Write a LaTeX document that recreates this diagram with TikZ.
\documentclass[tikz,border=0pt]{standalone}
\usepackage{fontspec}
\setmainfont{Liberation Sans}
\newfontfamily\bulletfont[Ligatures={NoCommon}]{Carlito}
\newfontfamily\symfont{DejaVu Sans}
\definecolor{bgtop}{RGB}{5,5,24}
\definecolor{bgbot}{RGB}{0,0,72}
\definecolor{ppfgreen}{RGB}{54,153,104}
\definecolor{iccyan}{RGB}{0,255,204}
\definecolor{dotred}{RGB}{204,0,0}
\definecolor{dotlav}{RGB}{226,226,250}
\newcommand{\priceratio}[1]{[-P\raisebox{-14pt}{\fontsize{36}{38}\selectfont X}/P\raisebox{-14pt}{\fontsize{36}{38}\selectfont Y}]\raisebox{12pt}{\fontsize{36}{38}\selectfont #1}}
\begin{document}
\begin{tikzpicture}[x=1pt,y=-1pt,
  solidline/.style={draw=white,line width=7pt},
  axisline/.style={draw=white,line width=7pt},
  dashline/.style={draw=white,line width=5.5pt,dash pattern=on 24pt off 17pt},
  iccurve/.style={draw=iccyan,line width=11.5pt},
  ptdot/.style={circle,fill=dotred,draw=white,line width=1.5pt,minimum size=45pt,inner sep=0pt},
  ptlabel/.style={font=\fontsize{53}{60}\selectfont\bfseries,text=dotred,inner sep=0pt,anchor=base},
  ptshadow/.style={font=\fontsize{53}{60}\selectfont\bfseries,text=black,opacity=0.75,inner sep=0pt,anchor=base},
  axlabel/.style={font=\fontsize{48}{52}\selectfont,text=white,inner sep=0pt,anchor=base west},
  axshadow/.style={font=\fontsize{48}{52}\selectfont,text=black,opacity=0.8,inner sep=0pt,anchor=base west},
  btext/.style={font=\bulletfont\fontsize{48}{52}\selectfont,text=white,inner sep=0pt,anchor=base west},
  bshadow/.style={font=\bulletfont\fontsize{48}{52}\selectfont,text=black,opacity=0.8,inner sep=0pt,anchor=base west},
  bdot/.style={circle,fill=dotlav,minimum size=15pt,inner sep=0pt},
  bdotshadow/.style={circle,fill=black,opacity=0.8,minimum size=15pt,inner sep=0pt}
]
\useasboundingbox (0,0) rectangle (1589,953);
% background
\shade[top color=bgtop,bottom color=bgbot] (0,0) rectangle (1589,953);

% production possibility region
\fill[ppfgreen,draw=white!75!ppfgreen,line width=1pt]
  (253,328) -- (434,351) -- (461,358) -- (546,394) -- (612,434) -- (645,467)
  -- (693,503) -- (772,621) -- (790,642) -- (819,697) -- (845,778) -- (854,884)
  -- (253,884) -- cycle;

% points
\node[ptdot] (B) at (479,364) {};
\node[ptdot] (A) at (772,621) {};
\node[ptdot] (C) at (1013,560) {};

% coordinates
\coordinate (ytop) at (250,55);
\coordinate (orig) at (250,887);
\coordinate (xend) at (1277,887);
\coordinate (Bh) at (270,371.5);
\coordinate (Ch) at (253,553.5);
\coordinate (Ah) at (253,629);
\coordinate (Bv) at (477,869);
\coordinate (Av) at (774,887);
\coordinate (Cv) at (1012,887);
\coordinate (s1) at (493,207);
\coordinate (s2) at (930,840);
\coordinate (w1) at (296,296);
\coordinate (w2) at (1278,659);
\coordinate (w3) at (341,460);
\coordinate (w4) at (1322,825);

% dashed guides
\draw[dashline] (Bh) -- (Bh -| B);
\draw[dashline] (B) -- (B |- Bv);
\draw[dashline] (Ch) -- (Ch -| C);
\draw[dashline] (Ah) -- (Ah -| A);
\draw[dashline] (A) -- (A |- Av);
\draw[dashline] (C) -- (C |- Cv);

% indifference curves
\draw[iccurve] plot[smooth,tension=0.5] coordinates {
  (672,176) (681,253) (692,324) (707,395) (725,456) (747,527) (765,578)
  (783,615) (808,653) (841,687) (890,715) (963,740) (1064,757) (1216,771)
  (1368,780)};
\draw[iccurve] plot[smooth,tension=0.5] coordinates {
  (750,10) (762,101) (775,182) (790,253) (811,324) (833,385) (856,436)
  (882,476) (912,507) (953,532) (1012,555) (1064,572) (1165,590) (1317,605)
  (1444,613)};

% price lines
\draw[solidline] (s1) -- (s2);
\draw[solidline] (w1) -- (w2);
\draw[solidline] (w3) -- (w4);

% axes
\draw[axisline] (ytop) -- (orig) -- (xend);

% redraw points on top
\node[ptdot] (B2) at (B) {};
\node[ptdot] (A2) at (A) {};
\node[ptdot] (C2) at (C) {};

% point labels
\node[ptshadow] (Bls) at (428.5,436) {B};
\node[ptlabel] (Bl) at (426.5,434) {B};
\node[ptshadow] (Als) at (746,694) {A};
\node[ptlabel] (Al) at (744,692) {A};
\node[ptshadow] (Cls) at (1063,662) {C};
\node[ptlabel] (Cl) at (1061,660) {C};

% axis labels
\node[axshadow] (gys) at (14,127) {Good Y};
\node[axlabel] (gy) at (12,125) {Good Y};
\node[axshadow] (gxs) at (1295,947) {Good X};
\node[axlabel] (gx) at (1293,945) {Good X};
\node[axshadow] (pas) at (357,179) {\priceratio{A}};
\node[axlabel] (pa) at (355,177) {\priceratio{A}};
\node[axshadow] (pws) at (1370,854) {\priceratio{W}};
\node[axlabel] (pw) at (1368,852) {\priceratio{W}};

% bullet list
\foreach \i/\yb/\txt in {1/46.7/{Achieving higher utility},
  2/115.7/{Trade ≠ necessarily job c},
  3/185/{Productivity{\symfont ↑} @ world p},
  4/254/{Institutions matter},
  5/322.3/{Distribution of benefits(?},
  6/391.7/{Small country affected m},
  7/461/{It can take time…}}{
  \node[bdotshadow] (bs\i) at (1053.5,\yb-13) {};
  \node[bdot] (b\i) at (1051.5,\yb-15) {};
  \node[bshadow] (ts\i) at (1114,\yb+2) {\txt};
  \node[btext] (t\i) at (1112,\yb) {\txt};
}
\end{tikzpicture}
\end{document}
══════
(Request) Write out all the lines again, exactly as they are.

(Expected answer)
Write a LaTeX document that recreates this diagram with TikZ.
\documentclass[tikz,border=0pt]{standalone}
\usepackage{fontspec}
\setmainfont{Liberation Sans}
\newfontfamily\bulletfont[Ligatures={NoCommon}]{Carlito}
\newfontfamily\symfont{DejaVu Sans}
\definecolor{bgtop}{RGB}{5,5,24}
\definecolor{bgbot}{RGB}{0,0,72}
\definecolor{ppfgreen}{RGB}{54,153,104}
\definecolor{iccyan}{RGB}{0,255,204}
\definecolor{dotred}{RGB}{204,0,0}
\definecolor{dotlav}{RGB}{226,226,250}
\newcommand{\priceratio}[1]{[-P\raisebox{-14pt}{\fontsize{36}{38}\selectfont X}/P\raisebox{-14pt}{\fontsize{36}{38}\selectfont Y}]\raisebox{12pt}{\fontsize{36}{38}\selectfont #1}}
\begin{document}
\begin{tikzpicture}[x=1pt,y=-1pt,
  solidline/.style={draw=white,line width=7pt},
  axisline/.style={draw=white,line width=7pt},
  dashline/.style={draw=white,line width=5.5pt,dash pattern=on 24pt off 17pt},
  iccurve/.style={draw=iccyan,line width=11.5pt},
  ptdot/.style={circle,fill=dotred,draw=white,line width=1.5pt,minimum size=45pt,inner sep=0pt},
  ptlabel/.style={font=\fontsize{53}{60}\selectfont\bfseries,text=dotred,inner sep=0pt,anchor=base},
  ptshadow/.style={font=\fontsize{53}{60}\selectfont\bfseries,text=black,opacity=0.75,inner sep=0pt,anchor=base},
  axlabel/.style={font=\fontsize{48}{52}\selectfont,text=white,inner sep=0pt,anchor=base west},
  axshadow/.style={font=\fontsize{48}{52}\selectfont,text=black,opacity=0.8,inner sep=0pt,anchor=base west},
  btext/.style={font=\bulletfont\fontsize{48}{52}\selectfont,text=white,inner sep=0pt,anchor=base west},
  bshadow/.style={font=\bulletfont\fontsize{48}{52}\selectfont,text=black,opacity=0.8,inner sep=0pt,anchor=base west},
  bdot/.style={circle,fill=dotlav,minimum size=15pt,inner sep=0pt},
  bdotshadow/.style={circle,fill=black,opacity=0.8,minimum size=15pt,inner sep=0pt}
]
\useasboundingbox (0,0) rectangle (1589,953);
% background
\shade[top color=bgtop,bottom color=bgbot] (0,0) rectangle (1589,953);

% production possibility region
\fill[ppfgreen,draw=white!75!ppfgreen,line width=1pt]
  (253,328) -- (434,351) -- (461,358) -- (546,394) -- (612,434) -- (645,467)
  -- (693,503) -- (772,621) -- (790,642) -- (819,697) -- (845,778) -- (854,884)
  -- (253,884) -- cycle;

% points
\node[ptdot] (B) at (479,364) {};
\node[ptdot] (A) at (772,621) {};
\node[ptdot] (C) at (1013,560) {};

% coordinates
\coordinate (ytop) at (250,55);
\coordinate (orig) at (250,887);
\coordinate (xend) at (1277,887);
\coordinate (Bh) at (270,371.5);
\coordinate (Ch) at (253,553.5);
\coordinate (Ah) at (253,629);
\coordinate (Bv) at (477,869);
\coordinate (Av) at (774,887);
\coordinate (Cv) at (1012,887);
\coordinate (s1) at (493,207);
\coordinate (s2) at (930,840);
\coordinate (w1) at (296,296);
\coordinate (w2) at (1278,659);
\coordinate (w3) at (341,460);
\coordinate (w4) at (1322,825);

% dashed guides
\draw[dashline] (Bh) -- (Bh -| B);
\draw[dashline] (B) -- (B |- Bv);
\draw[dashline] (Ch) -- (Ch -| C);
\draw[dashline] (Ah) -- (Ah -| A);
\draw[dashline] (A) -- (A |- Av);
\draw[dashline] (C) -- (C |- Cv);

% indifference curves
\draw[iccurve] plot[smooth,tension=0.5] coordinates {
  (672,176) (681,253) (692,324) (707,395) (725,456) (747,527) (765,578)
  (783,615) (808,653) (841,687) (890,715) (963,740) (1064,757) (1216,771)
  (1368,780)};
\draw[iccurve] plot[smooth,tension=0.5] coordinates {
  (750,10) (762,101) (775,182) (790,253) (811,324) (833,385) (856,436)
  (882,476) (912,507) (953,532) (1012,555) (1064,572) (1165,590) (1317,605)
  (1444,613)};

% price lines
\draw[solidline] (s1) -- (s2);
\draw[solidline] (w1) -- (w2);
\draw[solidline] (w3) -- (w4);

% axes
\draw[axisline] (ytop) -- (orig) -- (xend);

% redraw points on top
\node[ptdot] (B2) at (B) {};
\node[ptdot] (A2) at (A) {};
\node[ptdot] (C2) at (C) {};

% point labels
\node[ptshadow] (Bls) at (428.5,436) {B};
\node[ptlabel] (Bl) at (426.5,434) {B};
\node[ptshadow] (Als) at (746,694) {A};
\node[ptlabel] (Al) at (744,692) {A};
\node[ptshadow] (Cls) at (1063,662) {C};
\node[ptlabel] (Cl) at (1061,660) {C};

% axis labels
\node[axshadow] (gys) at (14,127) {Good Y};
\node[axlabel] (gy) at (12,125) {Good Y};
\node[axshadow] (gxs) at (1295,947) {Good X};
\node[axlabel] (gx) at (1293,945) {Good X};
\node[axshadow] (pas) at (357,179) {\priceratio{A}};
\node[axlabel] (pa) at (355,177) {\priceratio{A}};
\node[axshadow] (pws) at (1370,854) {\priceratio{W}};
\node[axlabel] (pw) at (1368,852) {\priceratio{W}};

% bullet list
\foreach \i/\yb/\txt in {1/46.7/{Achieving higher utility},
  2/115.7/{Trade ≠ necessarily job c},
  3/185/{Productivity{\symfont ↑} @ world p},
  4/254/{Institutions matter},
  5/322.3/{Distribution of benefits(?},
  6/391.7/{Small country affected m},
  7/461/{It can take time…}}{
  \node[bdotshadow] (bs\i) at (1053.5,\yb-13) {};
  \node[bdot] (b\i) at (1051.5,\yb-15) {};
  \node[bshadow] (ts\i) at (1114,\yb+2) {\txt};
  \node[btext] (t\i) at (1112,\yb) {\txt};
}
\end{tikzpicture}
\end{document}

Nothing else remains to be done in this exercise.